6102 sayılı TTK’nın 401 ncu maddesinin ikinci fıkrası hükmü “Yönetim kurulunun, devamlı olarak toplanamaması, toplantı nisabının oluşmasına imkân bulunmaması veya mevcut olmaması durumlarında, mahkemenin izniyle, tek bir pay sahibi genel kurulu toplantıya çağırabilir.

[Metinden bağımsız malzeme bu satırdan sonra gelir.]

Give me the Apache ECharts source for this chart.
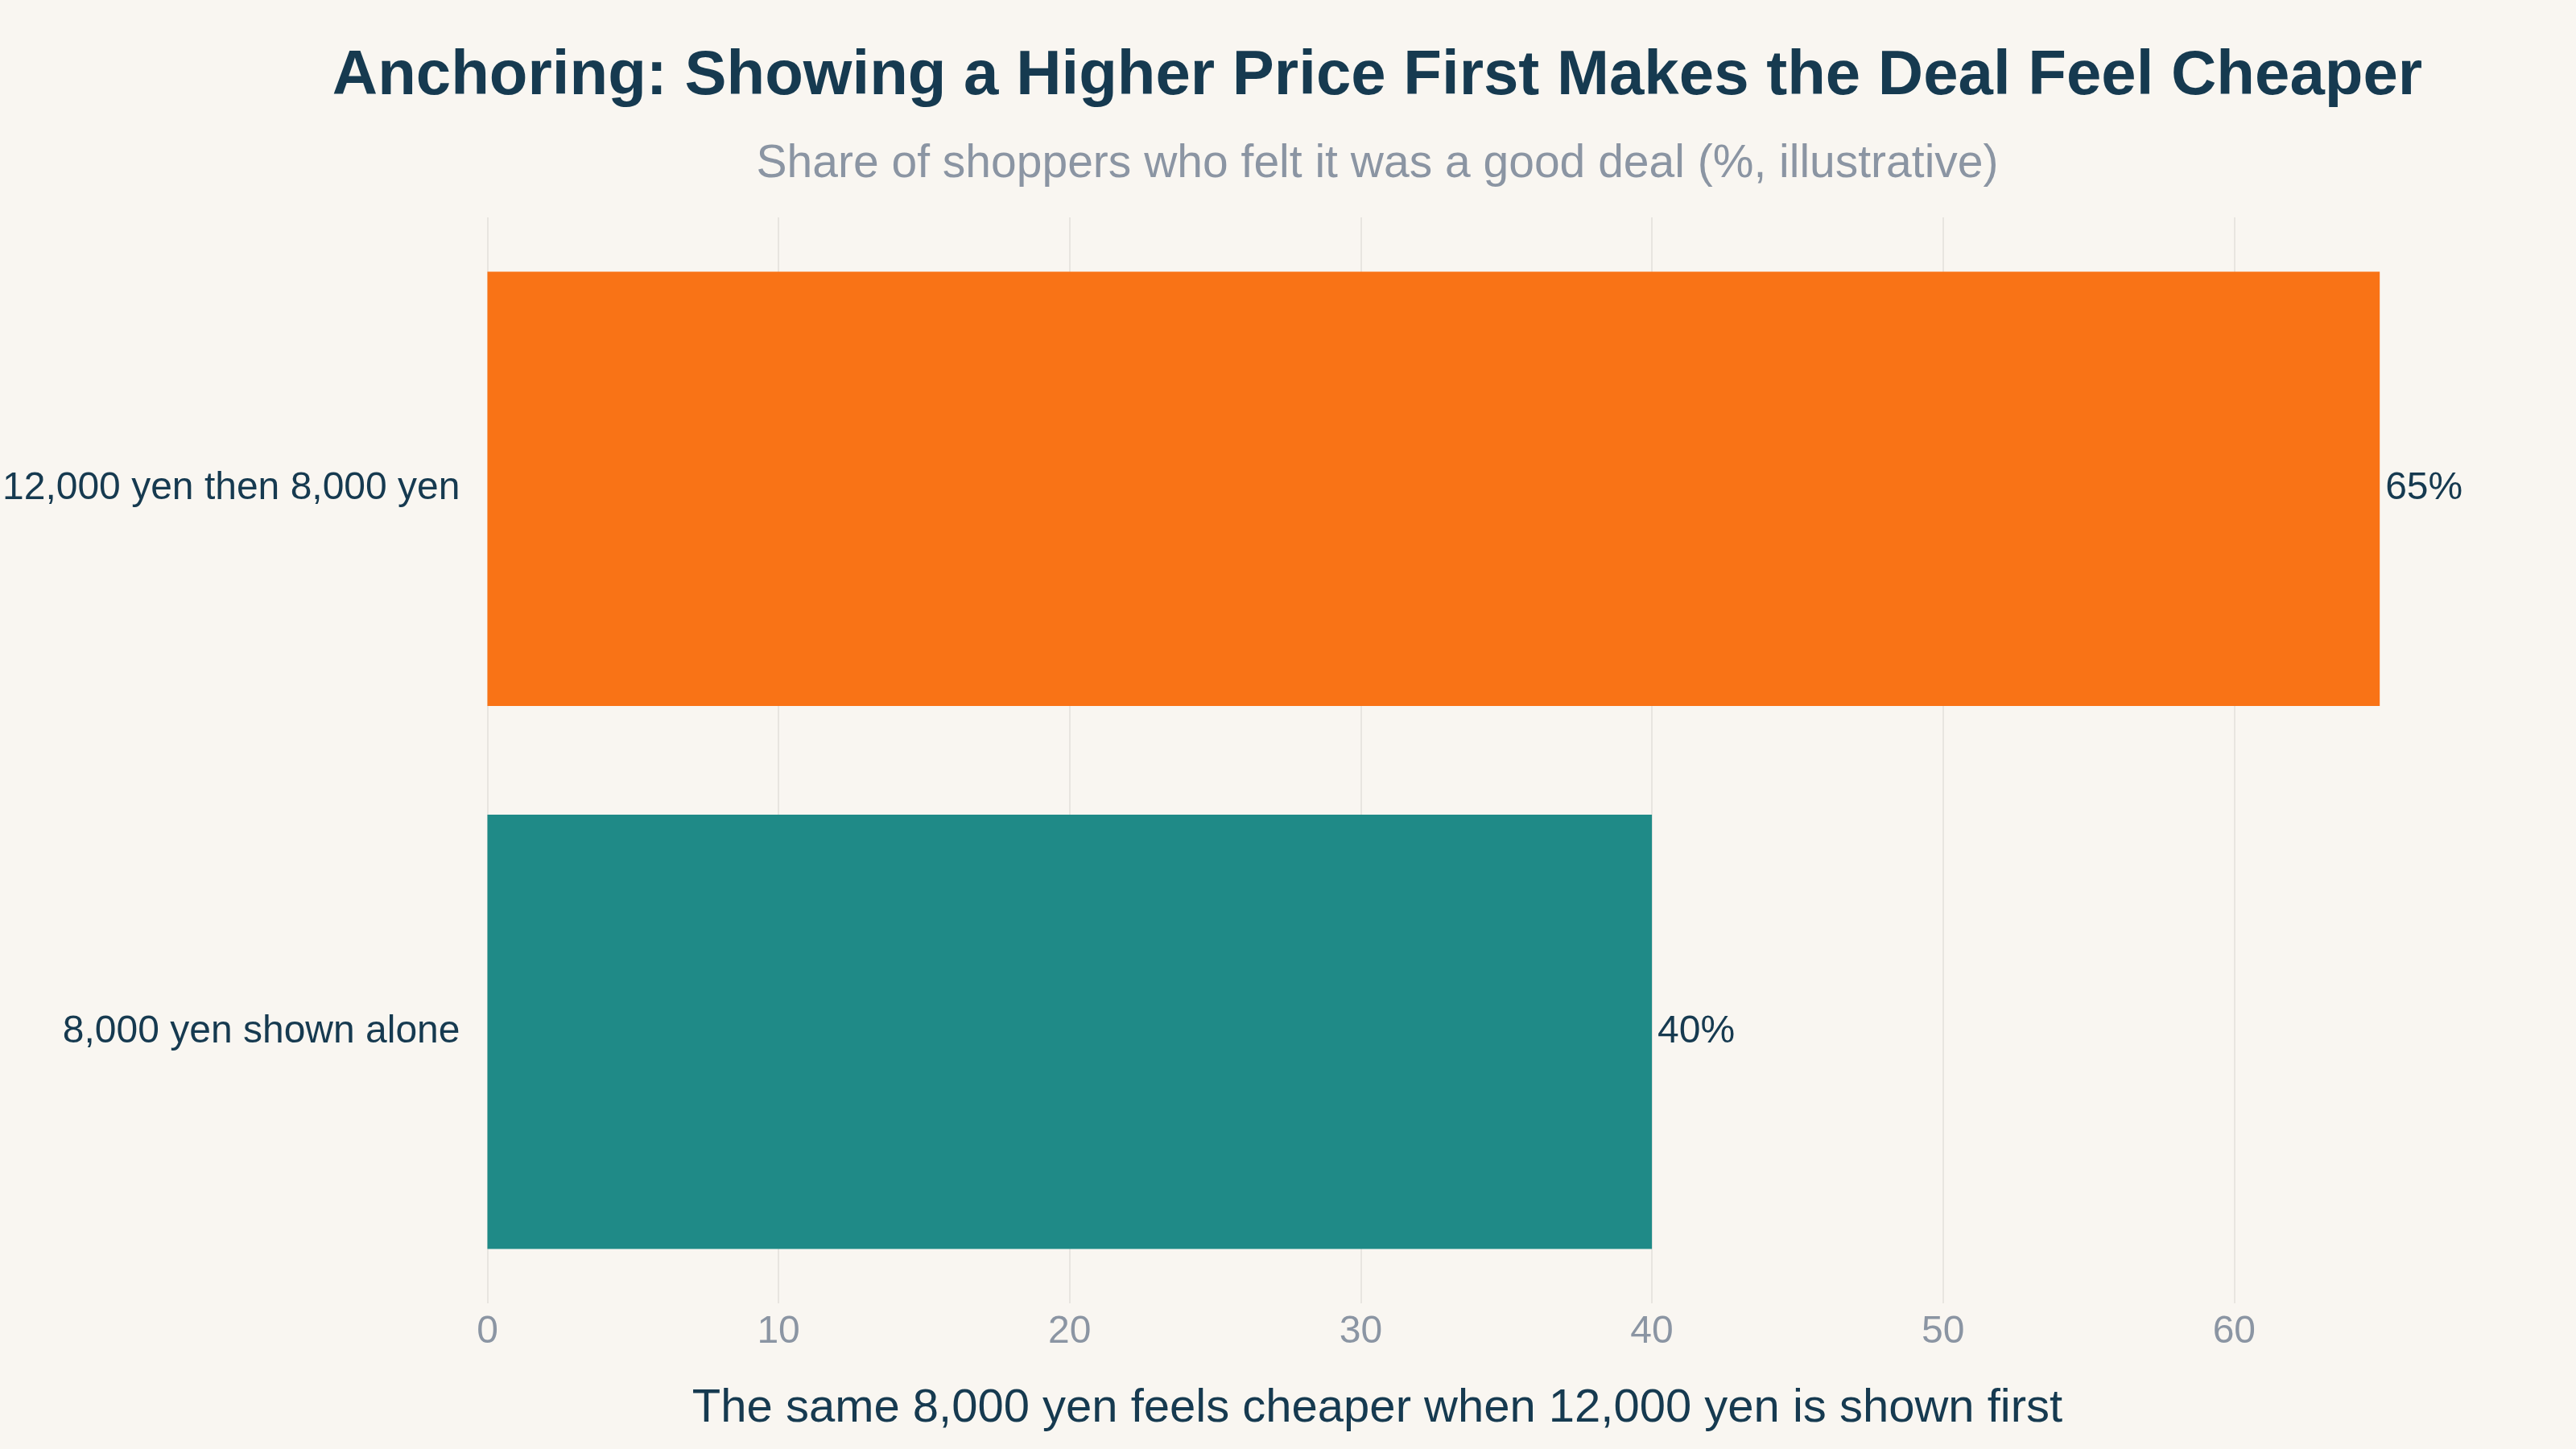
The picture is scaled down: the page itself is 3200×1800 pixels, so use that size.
<!DOCTYPE html>
<html>
<head>
<meta charset="utf-8">
<script src="https://cdn.jsdelivr.net/npm/echarts@6/dist/echarts.min.js"></script>
<style>
html,body{margin:0;padding:0;background:#f9f6f1;}
#chart{width:3200px;height:1800px;}
</style>
</head>
<body>
<div id="chart"></div>
<script>
const categories = ["8,000 yen shown alone", "12,000 yen then 8,000 yen"];
const values = [40, 65];
const barColors = ["#1f8a87", "#f97316"];
const xTicks = [0, 10, 20, 30, 40, 50, 60];
const titleText = "Anchoring: Showing a Higher Price First Makes the Deal Feel Cheaper";
const subtitleText = "Share of shoppers who felt it was a good deal (%, illustrative)";
const xTitleText = "The same 8,000 yen feels cheaper when 12,000 yen is shown first";

const FONT = "'Liberation Sans', Arial, Helvetica, sans-serif";
const NAVY = "#163a50";
const GRAY = "#8b95a3";

const chart = echarts.init(document.getElementById('chart'), null, {renderer: 'canvas'});
chart.setOption({
  backgroundColor: '#f9f6f1',
  animation: false,
  title: [
    {text: titleText, left: 1706, top: 51, textAlign: 'center',
     textStyle: {fontFamily: FONT, fontSize: 78, fontWeight: 'bold', color: NAVY}},
    {text: subtitleText, left: 1706, top: 171, textAlign: 'center',
     textStyle: {fontFamily: FONT, fontSize: 57, fontWeight: 'normal', color: GRAY}},
    {text: xTitleText, left: 1706, top: 1716, textAlign: 'center',
     textStyle: {fontFamily: FONT, fontSize: 58, fontWeight: 'normal', color: NAVY}}
  ],
  grid: {left: 601, top: 270, bottom: 181, right: 63, containLabel: false},
  xAxis: {
    type: 'value', min: 0, max: 70, interval: 10,
    axisLine: {show: false}, axisTick: {show: false},
    axisLabel: {fontFamily: FONT, fontSize: 48, color: GRAY, margin: 12, showMaxLabel: false,
      formatter: v => xTicks.indexOf(v) >= 0 ? String(v) : ''},
    splitLine: {show: true, showMaxLine: false, lineStyle: {color: '#e8e5e0', width: 2}}
  },
  yAxis: {
    type: 'category', data: categories,
    axisLine: {show: false}, axisTick: {show: false},
    axisLabel: {fontFamily: FONT, fontSize: 48, color: NAVY, margin: 34},
    splitLine: {show: false}
  },
  series: [{
    type: 'bar',
    data: values.map((v, i) => ({value: v, itemStyle: {color: barColors[i]}})),
    barCategoryGap: '20%',
    label: {show: true, position: 'right', distance: 7, formatter: p => p.value + '%',
      fontFamily: FONT, fontSize: 48, color: NAVY}
  }]
});
</script>
</body>
</html>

Mahkemenin kararı kesindir.” şeklinde olup madde metninde açıkça ifade edildiği üzere tek bir pay sahibinin Mahkemenin izni ile,genel kurulu toplantıya çağırabilmesi için yönetim kurulunun devamlı toplanamaması ,toplantı nisabının oluşmasına imkân bulunmaması veya mevcut olmaması durumlarının söz konusu olması gerekli olup somut olayda davalı şirket yönetim kurulunun her zaman toplanma imkânının bulunup devamlı toplanamama halinin mevcut olmadığı anlaşıldığından davanın reddine karar verilmesi gerektiği sonucuna varılarak aşağıdaki gibi hüküm fıkrası oluşturulmuştur.
HÜKÜM/Yukarıda açıklanan nedenlerle;
1-Davanın REDDİNE,
2-Harç peşin alındığından yeniden harç alınmasına YER OLMADIĞINA,
3-Davacı tarafından yapılan yargılama giderinin kendi üzerinde BIRAKILMASINA,
4-Kararın kesinleşmesine kadar yapılan yargılama giderlerinin davacı tarafça peşin olarak yatırılan ¨234,00 yargılama gider avansından mahsubu ile bakiye kısmın karar kesinleştiğinde davacıya İADESİNE,
Dair , dosya üzerinden yapılan inceleme sonunda TTK ‘nun 410/2. Maddesi uyarınca kesin olarak oy birliği ile karar verildi. 13/05/2019

Başkan …
E-imzalı
Üye …
E-imzalı
Üye …
E-imzalı
Katip 128618
E-imzalı

“İŞ BU EVRAK 5070 SAYILI ELEKTRONİK İMZA KANUNUNUN 5. MADDE UYARINCA GÜVENLİ ELEKTRONİK İMZA İLE İMZALANMIŞ OLUP, 22. MADDE UYARINCA DA ISLAK İMZA İLE İMZALANMAYACAKTIR.”